Simply put, vadouvan is a French curry powder. Curry powder — the version most of us are familiar with — is most likely a British invention. Both vadouvan and curry powder started as attempts to make Western versions of Indian spices that are easier for British and French people to use. Regular curry powder is a blend that was thought to reflect British preferences. Separately, vadouvan was believed to represent the Frenchman’s palate.
How do vadouvan and curry powder differ?
Vadouvan differs from curry powder in a few ways. First it relies heavily on aromatics like shallots and garlic. It is not made up mostly of dried spices like those in curry powder. The shallots and garlic are evidence of the French influence as is thyme. You don’t see thyme all that often in Indian food.
Another difference is that unlike curry powder, vadouvan is a French version of a spice blend that was being used before Europeans colonized the Subcontinent. The original version was sometimes called vadagam or vadavam. The Indian version consists of onion, garlic and other flavorful ingredients that were mixed with castor oil. The person making the vadavam would then roll the blend of seasonings and oil into balls before sun-drying them. The French version omits the sun-drying step and instead requires the blend to be dried in an oven.
Vadouvan was invented in a southeastern chunk of India that France carved out for itself called Pondicherry. The spices used in vadouvan are those popular in that part of India. While vadouvan may have originated because French cooks liked the spices they encountered in India, it may also be a case of them making do because they had no other options.
The ingredients in vadouvan are variable just as they are in curry powder and in authentic Indian blends like garam masala. There are certain ingredients that tend to show up in all vadouvan blends, but how much or as little of those ingredients go in is up to the cook. Cooks are also free to experiment by bringing in new spices.

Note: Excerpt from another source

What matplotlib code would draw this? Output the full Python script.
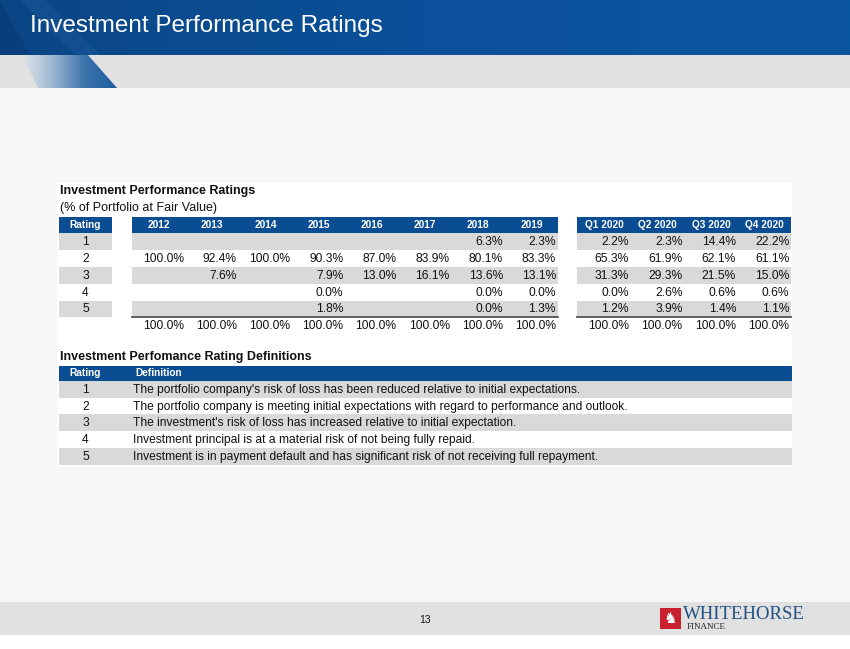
"""
Diapositiva 'Investment Performance Ratings': tabla de ratings por año/trimestre
y tabla de definiciones, dibujadas en coordenadas de píxel.
"""

import numpy as np
import matplotlib.pyplot as plt
from matplotlib.patches import Rectangle, Polygon
from matplotlib.colors import LinearSegmentedColormap

plt.rcParams["font.family"] = ["Liberation Sans", "DejaVu Sans"]

ANCHO, ALTO = 850, 649
AZUL = "#0b4d93"
GRIS_FILA = "#d9d9d9"
FONDO = "#f7f7f7"
FS_CUERPO = 8.65
FS_CAB = 7.3
FS_TITULO = 9.0

# ---------------------------------------------------------------------------
# Datos
# ---------------------------------------------------------------------------
ratings = ["1", "2", "3", "4", "5"]
anios = ["2012", "2013", "2014", "2015", "2016", "2017", "2018", "2019"]
trimestres = ["Q1 2020", "Q2 2020", "Q3 2020", "Q4 2020"]

# None = celda vacía
valores_anios = [
    [None, None, None, None, None, None, 6.3, 2.3],
    [100.0, 92.4, 100.0, 90.3, 87.0, 83.9, 80.1, 83.3],
    [None, 7.6, None, 7.9, 13.0, 16.1, 13.6, 13.1],
    [None, None, None, 0.0, None, None, 0.0, 0.0],
    [None, None, None, 1.8, None, None, 0.0, 1.3],
]
totales_anios = [100.0] * 8

valores_trim = [
    [2.2, 2.3, 14.4, 22.2],
    [65.3, 61.9, 62.1, 61.1],
    [31.3, 29.3, 21.5, 15.0],
    [0.0, 2.6, 0.6, 0.6],
    [1.2, 3.9, 1.4, 1.1],
]
totales_trim = [100.0] * 4

definiciones = [
    "The portfolio company's risk of loss has been reduced relative to initial expectations.",
    "The portfolio company is meeting initial expectations with regard to performance and outlook.",
    "The investment's risk of loss has increased relative to initial expectation.",
    "Investment principal is at a material risk of not being fully repaid.",
    "Investment is in payment default and has significant risk of not receiving full repayment.",
]


def rect(ax, x0, y0, x1, y1, color, z=1):
    ax.add_patch(Rectangle((x0, y0), x1 - x0, y1 - y0, facecolor=color,
                           edgecolor="none", zorder=z))


def bloque_valores(ax, x0, ancho_col, cabeceras, valores, totales,
                   y_cab, alto_fila):
    n = len(cabeceras)
    x1 = x0 + n * ancho_col
    rect(ax, x0, y_cab, x1, y_cab + alto_fila, AZUL, 2)
    for j, c in enumerate(cabeceras):
        ax.text(x0 + (j + 0.5) * ancho_col, y_cab + alto_fila / 2 + 0.5, c,
                color="white", fontsize=FS_CAB, fontweight="bold",
                ha="center", va="center", zorder=3)
    for i, fila in enumerate(valores):
        yf = y_cab + (i + 1) * alto_fila
        if i % 2 == 0:
            rect(ax, x0, yf, x1, yf + alto_fila, GRIS_FILA, 2)
        for j, v in enumerate(fila):
            if v is None:
                continue
            ax.text(x0 + (j + 1) * ancho_col - 2, yf + alto_fila / 2 + 0.5,
                    f"{v:.1f}%", fontsize=FS_CUERPO, ha="right", va="center",
                    color="#111111", zorder=3)
    y_tot = y_cab + (len(valores) + 1) * alto_fila
    ax.plot([x0, x1], [y_tot, y_tot], color="#555555", lw=1.3, zorder=4)
    for j, v in enumerate(totales):
        ax.text(x0 + (j + 1) * ancho_col - 2, y_tot + alto_fila / 2 + 0.5,
                f"{v:.1f}%", fontsize=FS_CUERPO, ha="right", va="center",
                color="#111111", zorder=3)


def main():
    fig = plt.figure(figsize=(ANCHO / 100, ALTO / 100), dpi=100)
    ax = fig.add_axes([0, 0, 1, 1])
    ax.set_xlim(0, ANCHO)
    ax.set_ylim(ALTO, 0)
    ax.axis("off")

    # Fondo general y bandas
    rect(ax, 0, 0, ANCHO, ALTO, "white", 0)
    rect(ax, 0, 88, ANCHO, 602, FONDO, 0)
    rect(ax, 0, 55, ANCHO, 88, "#e2e2e2", 0)
    rect(ax, 0, 602, ANCHO, 635, "#e1e1e1", 0)

    # Banda azul superior con degradado
    grad = np.linspace(0, 1, 256).reshape(1, -1)
    cmap_azul = LinearSegmentedColormap.from_list(
        "azul", ["#0a4685", "#0b509a", "#0b56a0"])
    ax.imshow(grad, extent=[0, ANCHO, 55, 0], cmap=cmap_azul,
              aspect="auto", zorder=1)
    # Franja diagonal decorativa
    diag = Polygon([(22, 55), (88, 55), (117, 88), (38, 88)], closed=True,
                   facecolor="none", edgecolor="none")
    ax.add_patch(diag)
    cmap_diag = LinearSegmentedColormap.from_list(
        "diag", ["#e2e6ea", "#9ab6d2", "#3a72ab", "#1f5e9e"])
    im = ax.imshow(grad, extent=[22, 117, 88, 55], cmap=cmap_diag,
                   aspect="auto", zorder=1)
    im.set_clip_path(diag)
    oscuro = Polygon([(0, 0), (0, 55), (30, 55)], closed=True,
                     facecolor="#083a70", edgecolor="none", alpha=0.5,
                     zorder=1)
    ax.add_patch(oscuro)
    luz = Polygon([(20, 0), (45, 0), (100, 55), (75, 55)], closed=True,
                  facecolor="#2a63a3", edgecolor="none", alpha=0.3, zorder=1)
    ax.add_patch(luz)

    ax.text(30, 26, "Investment Performance Ratings", color="white",
            fontsize=17.5, ha="left", va="center", zorder=3)

    # Recuadro blanco de contenido
    rect(ax, 57, 183, 792, 467, "white", 1)

    # Tabla 1
    ax.text(60, 191, "Investment Performance Ratings", fontsize=FS_TITULO,
            fontweight="bold", ha="left", va="center", color="#111111")
    ax.text(60, 208, "(% of Portfolio at Fair Value)", fontsize=FS_TITULO,
            ha="left", va="center", color="#111111")

    y_cab, alto_fila = 216.5, 16.8
    rect(ax, 59, y_cab, 112, y_cab + alto_fila, AZUL, 2)
    ax.text(85.5, y_cab + alto_fila / 2 + 0.5, "Rating", color="white",
            fontsize=FS_CAB, fontweight="bold", ha="center", va="center",
            zorder=3)
    for i, r in enumerate(ratings):
        yf = y_cab + (i + 1) * alto_fila
        if i % 2 == 0:
            rect(ax, 59, yf, 112, yf + alto_fila, GRIS_FILA, 2)
        ax.text(85.5, yf + alto_fila / 2 + 0.5, r, fontsize=FS_CUERPO,
                ha="center", va="center", color="#111111", zorder=3)

    bloque_valores(ax, 132.5, 53.2, anios, valores_anios, totales_anios,
                   y_cab, alto_fila)
    bloque_valores(ax, 577.5, 53.5, trimestres, valores_trim, totales_trim,
                   y_cab, alto_fila)

    # Tabla 2: definiciones
    ax.text(60, 357, "Investment Perfomance Rating Definitions",
            fontsize=FS_TITULO, fontweight="bold", ha="left", va="center",
            color="#111111")
    y_def, alto_def = 365.5, 16.7
    rect(ax, 59, y_def, 792, y_def + 15.5, AZUL, 2)
    ax.text(85.5, y_def + 8, "Rating", color="white",
            fontsize=FS_CAB, fontweight="bold", ha="center", va="center",
            zorder=3)
    ax.text(135, y_def + 8, "Definition", color="white",
            fontsize=FS_CAB, fontweight="bold", ha="left", va="center",
            zorder=3)
    for i, (r, d) in enumerate(zip(ratings, definiciones)):
        yf = y_def + 15.5 + i * alto_def
        if i % 2 == 0:
            rect(ax, 59, yf, 792, yf + alto_def, GRIS_FILA, 2)
        ax.text(85.5, yf + alto_def / 2 + 0.5, r, fontsize=FS_CUERPO,
                ha="center", va="center", color="#111111", zorder=3)
        ax.text(133, yf + alto_def / 2 + 0.5, d, fontsize=FS_CUERPO,
                ha="left", va="center", color="#111111", zorder=3)

    # Pie: número de página y logotipo
    ax.text(425, 620, "13", fontsize=7.5, ha="center", va="center",
            color="#111111")
    rect(ax, 660, 608, 681, 629, "#c8202f", 3)
    ax.text(670.5, 618.5, "\u265e", fontsize=11, color="white",
            ha="center", va="center", zorder=4,
            family=["DejaVu Sans"])
    ax.text(683, 614.5, "WHITEHORSE", fontsize=13.5, color="#1f4f82",
            family=["Liberation Serif", "DejaVu Serif"], ha="left",
            va="center", zorder=3)
    ax.text(687, 627, "FINANCE", fontsize=6.5, color="#222222",
            family=["Liberation Serif", "DejaVu Serif"], ha="left",
            va="center", zorder=3)

    fig.savefig("out.png", dpi=100)
    plt.close(fig)


if __name__ == "__main__":
    main()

Vadouvan was all but forgotten for a long time but was brought into contemporary cuisine in the early 2000s. It has once again become a popular spice blend.
Is vadouvan spicy?
As with most French food, vadouvan offers little in the way of spicy heat. While most blends will have a small amount of chili pepper (often from red pepper flakes), it is typically a very small amount. If you are a fan of fiery flavors, you won’t get much of those from the traditional versions of this spice blend but you can add the spice yourself. All the ingredients in vadouvan work just as well with vegetables as they do with meat.
Vadouvan flavor profile
Because the ingredients can vary, you can’t ascribe a single flavor to all vadouvan. However, most blends are savory with bright, sweet background notes.
Like most French ingredients, vadouvan cannot be described as pungent. Overall, its flavor profile is subtle and its spices complement without dominating. Ingredients like mustard seeds, coriander and turmeric offer gentle accents to food and strong spices like cardamom and cloves are used with the lightest of touches. The less assertive flavor makes it incredibly versatile.
Vadouvan is like other ground spice blends in that you can use it as a dry rub or to flavor stews, soups, and seafood.